| Anyone who has started a business, especially a family business knows the trials and tribulations you go through to maintain and thus hopefully succeed. After years of hard work, you’ve built the family business into a great success and you take pride in meeting the challenges that each day brings. At some point, the day arrives when it is time to turn the reins over to the next generation. That can be an exciting moment or an anxiety ridden one, depending on what has gone on before to prepare for the momentous occasion.|
Henry Hutcheson, President of Family Business USA has written a book on just such a dilemma, titled “Dirty Little Secret of Family Business: How to Successfully navigate Family Business Conflict and Transition.”
Hutcheson notes key strategies for success for family business followed by developing the right person to take over the family business.
Starting with success strategies he explains:
1) Keep the lines of communication open – Schedule regular family meetings to discuss issues of concern and topics such as business transition, business performance, and responsibilities. Include all family members, no matter where in the hierarchy their jobs fall – exclusion creates animosity. Create a family manual that lays out the ground rules for how the meetings will take place to ensure everyone gets a chance to be heard and impediments to communication are left at the door.
2) Assign clear roles and responsibilities – As a family member, it is natural to feel that everything is my business. However, not everything is every family member’s responsibility. Job definitions prevent everyone from jumping in to tackle the same problem, and help ensure the business runs smoothly.
3) Keep good financial data – The downfall of many small businesses and family businesses is not having solid data. Have a single point of contact to manage the finances. If you are small enough, you can rely on a family member. Otherwise, you will need to bring in a qualified accountant. You many cringe at the cost for this, but the difference between a good accountant and a bad one is the difference between knowing exactly where you are on the road and trying to drive with a mud-covered windshield.
4) Avoid overpaying family members – Market-based compensation is fundamental and essential. Parents in family businesses tend to overpay the next generation, or pay everyone equally despite differing levels of responsibility. Both are bad practices. The longer unfair compensation practices continue, the messier it will be to clean up when it blows up.
5) Don’t hire relatives if they’re unqualified – Competence is key. Family businesses are a conundrum. The family aspect generates unqualified love, while the business side cares about profits. Thus, family members will be hired to provide them with a job, even though they are not qualified. The remedy is to get them trained, move them to a role that matches their skills, or have them leave. Hutcheson says there are four key ingredients to developing the right person to take over the family business:
1) Independence – Next generation leaders must have confidence in themselves, their thoughts and their beliefs. “ Much of this can be developed while working in the family business by constructing and leading significant projects”, Hutcheson says. But one shortcut to accomplish this is to work for some other company early on. Many multi-generation family businesses like to make that a requirement for family members.

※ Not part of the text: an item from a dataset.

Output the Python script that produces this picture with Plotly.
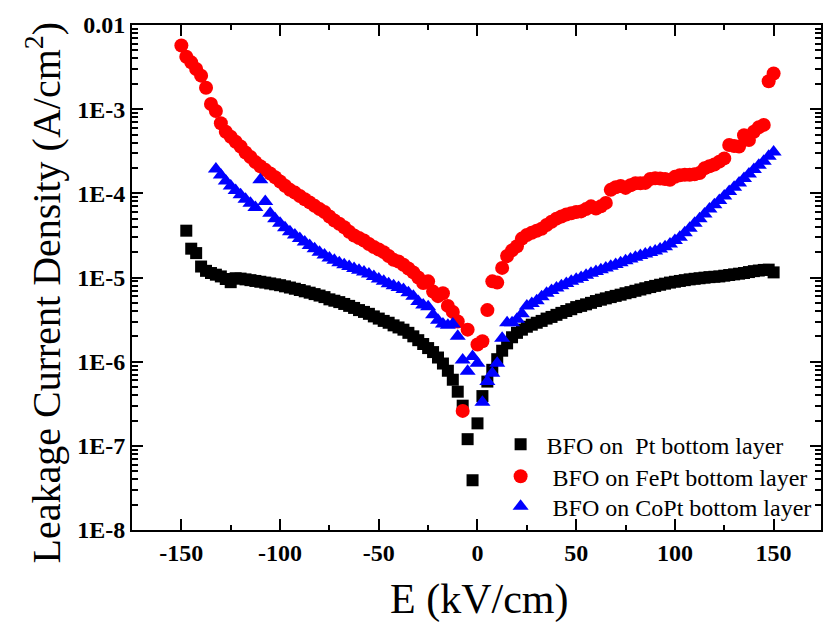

2) Competence – This is more than just being able to do the work. It means developing bottom-up experience. Not just being the accountant, but being able to reconcile the accounts and perform the journal entries. Not just being sales and marketing manager, but having been on a quota and worked the trade shows. Experience doing some of the day-to-day grunt work can pay dividends down the line.
3) People skills – “It’s not enough to just be smart and confident”, Hutcheson says. “You need to be able to work with people.” Those who were able to perceive the emotional state of others and react to it appropriately proved to be the most successful.
4) No special privileges – The person in line to take over the family business needs to be willing to show up to work on time, stay late, take on special projects and be measured by the same metrics as everyone else. “ This will show that you are part of the team and that you want to be judged on the merits of your work, not your bloodline,” Hutcheson says. It will also help the next generation gain the respect of co-workers.
For further information on Henry Hutcheson book contact–http://dirtylittle secretsof familybusiness.com
Those of us in family businesses or those in small business start out with gusto, hopes and dreams. As we progress we sometimes get caught up in all the muddle of things. You have to step back once and awhile and take in your surroundings. When we reach the point of turning over the business, we have several options, pass it on to the next generation, sell the business or just simply close the doors.